There are three primary applications: 1) the web pages for mirror admins to login and change their mirror data, which on Fedora is using ~160MB RAM; 2) various cronjobs (~50MB); 3) the mirrorlist request handler (125MB). 1 and 3 can run on one, or many, machines. 2) by the nature of the jobs only runs on a single system.
MM maintains a local cache in /var/lib/mirrormanager. Fedora's copy thereof is 28MB.
Okay. And as we need to have the Database running on the same host (as the machines we have are rather spread around the world than being together in one nice and cozy data center) the machine I just "found" which has 512MB RAM seems to be to small to do that.
So first thing: Look for another machine :)
Does it need to hold a copy of the mirror?
Machine 2 above needs a copy of the mirror, yes, either local or NFS-mounted. Some aspects, like update-master-directory-list and the crawler, can simply grab an rsync listing from another system, rather than have the full mirror be mounted; however, the metalink generator does need to be able to read files, so having a full mirror nearby would be good. Fedora has the directory tree on an NFS-mountable volume, which the MM cronjob server mounts read-only.
Okay. Finding a machine which can hold the complete tree is trivial, all of ours can do that.
On the software side, I guess httpd and mysql-server (and mirrormanager)
- anything else? Or is the sqlite variant fast enough for the amount of
mirrors we have?
Because there are several actors updating the database simultaneously (particularly the update-master-directory-list cronjob and the crawlers), it's preferred to use postgres or mysql rather than sqlite. I haven't tried running with sqlite in production. MM uses TurboGears, which uses SQLObject currently (soonish SQLAlchemy) so you are free to choose whichever database backend you want.
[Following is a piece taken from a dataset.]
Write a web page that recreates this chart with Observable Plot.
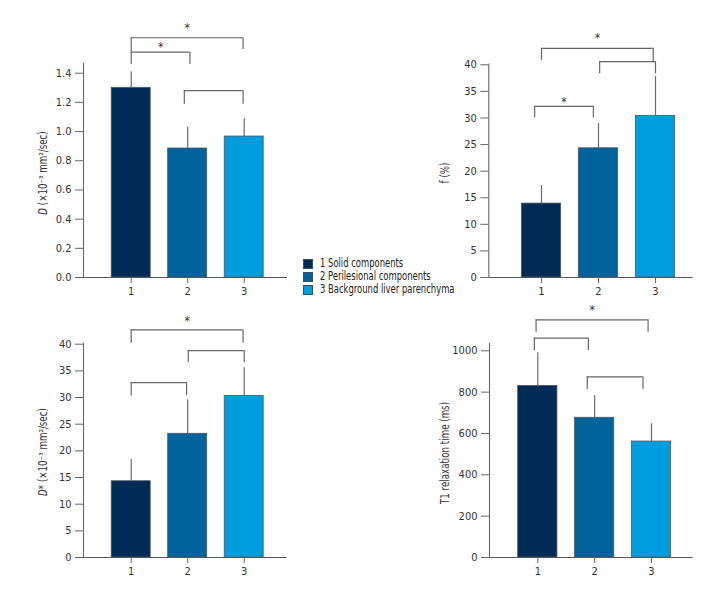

Hmmm, good. If MySQL is an option - we run other instances of that, then there's no need to to run a postgres instance. MirrorManager doesn't take advantage of the inetnum (or what it is called) data type in postgres which is able to store IP addresses and CIDR data?
At the moment we run quite a few instances of mirrorlist.ceVntos.org - the machines which hand out the urllist to machines - is that possible with mirrormanager, too? Or will one machine be able to handle the load?
As Adrian noted, this is not only possible, but recommended. Fedora has ~8 servers handing out the mirrorlist by request, and they don't even blink at the load.
Fine. I think we can reuse the machines we have. How can that info be copied? At the moment I copy a tree which has the mirrorlist info for any given country/release/repo and a perl module which then grabs that info and gives it out. How does that work in mirror manager?
I would also recommend writing a script to convert your existing database information into MM, so as to not make people re-enter it.
Yes, that actually is the plan :) I need to put them side by side though, so I can transform them. Is there a "picture" of the DB schema?
You'll want to figure out how you want to handle updating mirror info
- if you're going to centralize that as you do today, or if you want
each mirror to be able to edit their own information (the Fedora model). MM can work in either mode. If mirror admins can do it themselves, you'll need some form of account system, either local to MM (which is present), or something that the TurboGears framework can hook into (such as the Fedora Acccount System).
Yeah, I'd like that people are able to edit their own info. Would be a good test to see if contact info is uptodate, too :)
So let me try to find a different machine :/
Cheers, and thank you and Adrian again,
Ralph